Suspecting that DDoS-Guard incorporated in Belize on paper just to get huge swaths of IP addresses that are supposed to be given only to entities with a physical presence in the region, Guilmette filed a complaint with the Internet registry about his suspicions back in November.
Guilmette said LACNIC told him it would investigate, and that any adjudication on the matter could take up to three months. But earlier this week, LACNIC published a notice on its website that it intends to revoke 8,192 IPv4 addresses from DDoS-Guard — including the Internet address currently assigned to Parler[.]com.
LACNIC has not yet responded to requests for comment. The notice on its site says the Internet addresses are set to be revoked on Feb. 24.
DDoS-Guard CEO Evgeniy Marchenko maintains the company has done nothing wrong, and that DDoS-Guard does indeed have a presence in Belize.
“They were used strongly according [to] all LACNIC policies by [a] company legally substituted in LACNIC region,” Marchenko said in an email to KrebsOnSecurity. “There is nothing illegal or extremist. We have employers and representatives in different countries around the world because we are global service. And Latin America region is not an exception.”
Guilmette said DDoS-Guard could respond by simply moving Parler and other sites sitting in those address ranges to another part of its network. But he considers it a victory nonetheless that a regional Internet registry took his concerns seriously.
“It appeared to me that it was more probable than not that they got these 8,000+ IPv4 addresses by simply creating an arguably fraudulent shell company in Belize and then going cap in hand to LACNIC, claiming that they had a real presence in the Latin & South American region, and then asking for 8,000+ IPv4 addresses,” he said. “So I reported my suspicions to the LACNIC authorities in early November, and as I have only just recently learned, the LACNIC authorities followed up diligently on my report and, it seems, verified my suspicions.”
In October, KrebsOnSecurity covered another revelation by Guilmette about the same group of QAnon and 8chan-related sites that moved to DDoS-Guard: The companies that provided the Internet address space used by the sites were defunct businesses in the eyes of their respective U.S. state regulators.

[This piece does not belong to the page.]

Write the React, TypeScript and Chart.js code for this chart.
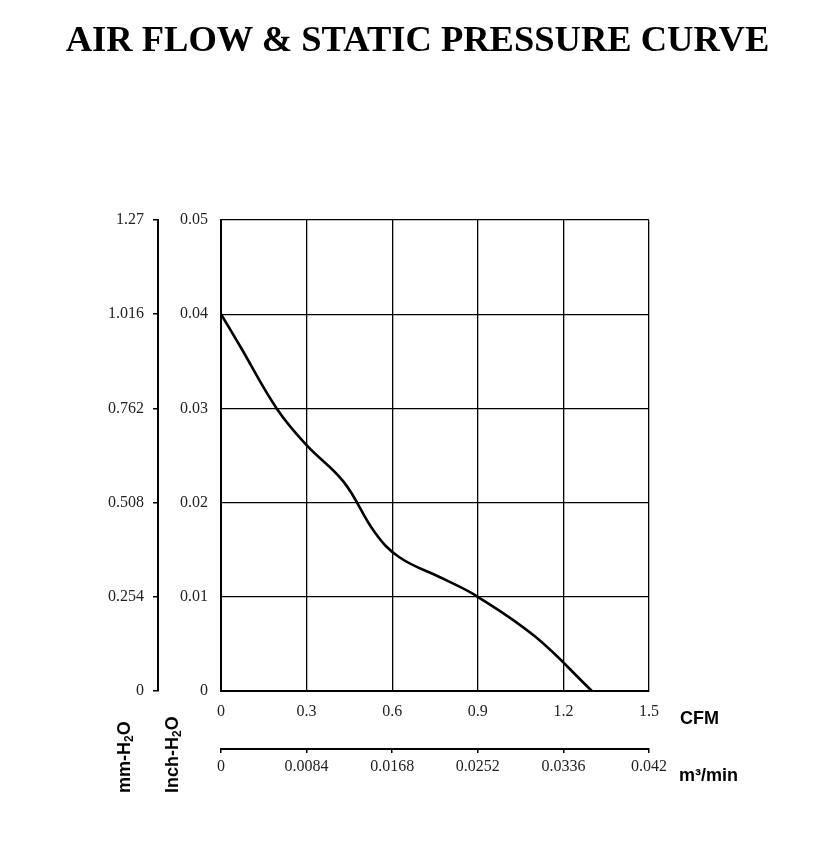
import React, { useEffect, useRef } from "react";
import { Chart, registerables } from "chart.js";

Chart.register(...registerables);

// ---- Data ----
const CFM_VALUES = [0, 0.067, 0.195, 0.3, 0.43, 0.54, 0.625, 0.78, 0.9, 1.1, 1.3];
const PRESSURE_INCH = [0.04, 0.0366, 0.03, 0.0261, 0.0222, 0.0168, 0.0142, 0.0119, 0.01, 0.0058, 0];

const CFM_TICKS = [0, 0.3, 0.6, 0.9, 1.2, 1.5];
const CFM_LABELS = ["0", "0.3", "0.6", "0.9", "1.2", "1.5"];
const M3_TICKS = [0, 0.0084, 0.0168, 0.0252, 0.0336, 0.042];
const M3_LABELS = ["0", "0.0084", "0.0168", "0.0252", "0.0336", "0.042"];
const INCH_TICKS = [0, 0.01, 0.02, 0.03, 0.04, 0.05];
const INCH_LABELS = ["0", "0.01", "0.02", "0.03", "0.04", "0.05"];
const MM_TICKS = [0, 0.254, 0.508, 0.762, 1.016, 1.27];
const MM_LABELS = ["0", "0.254", "0.508", "0.762", "1.016", "1.27"];

const TITLE = "AIR FLOW & STATIC PRESSURE CURVE";

const TICK_FONT = { family: "'Liberation Serif', 'Times New Roman', serif", size: 16 };
const TICK_COLOR = "#222";

export default function App() {
  const canvasRef = useRef<HTMLCanvasElement | null>(null);

  useEffect(() => {
    const canvas = canvasRef.current;
    if (!canvas) return;
    const chart = new Chart(canvas, {
      type: "line",
      data: {
        datasets: [
          {
            data: CFM_VALUES.map((x, i) => ({ x, y: PRESSURE_INCH[i] })),
            borderColor: "#000",
            borderWidth: 2.6,
            pointRadius: 0,
            fill: false,
            tension: 0.4,
            xAxisID: "x",
            yAxisID: "y",
          },
        ],
      },
      options: {
        responsive: false,
        animation: false,
        devicePixelRatio: 1,
        layout: { padding: { left: 58, right: 170, top: 220, bottom: 54 } },
        plugins: { legend: { display: false }, tooltip: { enabled: false }, title: { display: false } },
        scales: {
          x: {
            type: "linear",
            position: "bottom",
            weight: 0,
            min: 0,
            max: 1.5,
            afterBuildTicks: (s: any) => { s.ticks = CFM_TICKS.map((value) => ({ value })); },
            afterFit: (s: any) => { s.height = 58; },
            ticks: {
              callback: (_v: any, i: number) => CFM_LABELS[i],
              font: TICK_FONT,
              color: TICK_COLOR,
              padding: 11,
              maxRotation: 0,
              autoSkip: false,
            },
            grid: { color: "#000", lineWidth: 1.3, drawTicks: false },
            border: { color: "#000", width: 2 },
          },
          x2: {
            type: "linear",
            position: "bottom",
            weight: 1,
            min: 0,
            max: 0.042,
            afterBuildTicks: (s: any) => { s.ticks = M3_TICKS.map((value) => ({ value })); },
            afterFit: (s: any) => { s.height = 40; },
            ticks: {
              callback: (_v: any, i: number) => M3_LABELS[i],
              font: TICK_FONT,
              color: TICK_COLOR,
              padding: 4,
              maxRotation: 0,
              autoSkip: false,
            },
            grid: { color: "#000", lineWidth: 1.5, drawOnChartArea: false, tickLength: 4 },
            border: { color: "#000", width: 2 },
          },
          y: {
            type: "linear",
            position: "left",
            weight: 0,
            min: 0,
            max: 0.05,
            afterBuildTicks: (s: any) => { s.ticks = INCH_TICKS.map((value) => ({ value })); },
            afterFit: (s: any) => { s.width = 63; },
            ticks: {
              callback: (_v: any, i: number) => INCH_LABELS[i],
              font: TICK_FONT,
              color: TICK_COLOR,
              padding: 13,
              autoSkip: false,
            },
            grid: { color: "#000", lineWidth: 1.3, drawTicks: false },
            border: { color: "#000", width: 2 },
          },
          mm: {
            type: "linear",
            position: "left",
            weight: 1,
            min: 0,
            max: 1.27,
            afterBuildTicks: (s: any) => { s.ticks = MM_TICKS.map((value) => ({ value })); },
            afterFit: (s: any) => { s.width = 100; },
            ticks: {
              callback: (_v: any, i: number) => MM_LABELS[i],
              font: TICK_FONT,
              color: TICK_COLOR,
              padding: 9,
              autoSkip: false,
            },
            grid: { color: "#000", lineWidth: 1.5, drawOnChartArea: false, tickLength: 5 },
            border: { color: "#000", width: 2 },
          },
        },
      } as any,
    });
    return () => chart.destroy();
  }, []);

  const sansBold: React.CSSProperties = {
    position: "absolute",
    fontFamily: "'Liberation Sans', Arial, sans-serif",
    fontWeight: "bold",
    fontSize: 18,
    lineHeight: "18px",
    whiteSpace: "nowrap",
    color: "#000",
  };
  const subStyle: React.CSSProperties = { fontSize: 12, lineHeight: 0, verticalAlign: "-3px" };

  return (
    <div style={{ position: "absolute", left: 0, top: 0, width: 819, height: 843, background: "#fff" }}>
      <canvas ref={canvasRef} width={819} height={843} style={{ position: "absolute", left: 0, top: 0 }} />
      <div
        style={{
          position: "absolute",
          left: 8,
          top: 21,
          width: 819,
          textAlign: "center",
          fontFamily: "'Liberation Serif', 'Times New Roman', serif",
          fontWeight: "bold",
          fontSize: 36.5,
          lineHeight: "36.5px",
          whiteSpace: "nowrap",
          color: "#000",
        }}
      >
        {TITLE}
      </div>
      <div style={{ ...sansBold, left: 115, top: 793, transformOrigin: "0 0", transform: "rotate(-90deg)" }}>
        mm-H<sub style={subStyle}>2</sub>O
      </div>
      <div style={{ ...sansBold, left: 163, top: 793, transformOrigin: "0 0", transform: "rotate(-90deg)" }}>
        Inch-H<sub style={subStyle}>2</sub>O
      </div>
      <div style={{ ...sansBold, left: 680, top: 709 }}>CFM</div>
      <div style={{ ...sansBold, left: 679, top: 766 }}>m³/min</div>
    </div>
  );
}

In other words, the American Registry for Internet Numbers (ARIN) — the non-profit which administers IP addresses for entities based in North America — was well within its contract rights to revoke the IP space.
Guilmette brought his findings to ARIN, which declined to act on the complaint and instead referred the matter to state investigatory agencies.
Still, Guilmette’s gadfly efforts to stir things up in the RIR community sometimes do pay off. For example, he spent nearly three years documenting how $50 million worth of the increasingly scarce IPv4 addresses were misappropriated from African companies to dodgy Internet marketing firms.
His complaints about those findings to the African Network Information Centre (AFRINIC) resulted in an investigation that led to the termination of a top AFRINIC executive, who was found to have quietly sold many of the address blocks for personal gain to marketers based in Europe, Asia and elsewhere.
And this week, AFRINIC took the unusual step of officially documenting the extent of the damage wrought by its former employee, and revoking discrete chunks of address space currently being used by marketing firms.
In a detailed report released today (PDF), AFRNIC said its investigation revealed more than 2.3 million IPv4 addresses were “without any lawful authority, misappropriated from AFRINIC’s pool of resources and attributed to organizations without any justification.”
AFRINIC said it began its inquiry in earnest back in March 2019, when it received an application by the U.S. Federal Bureau of Investigation (FBI) about “certain suspicious activities regarding several IPv4 address blocks which it held.” So far, AFRNINIC said it has reclaimed roughly half of the wayward IP address blocks, with the remainder “yet to be reclaimed due to ongoing due diligence.”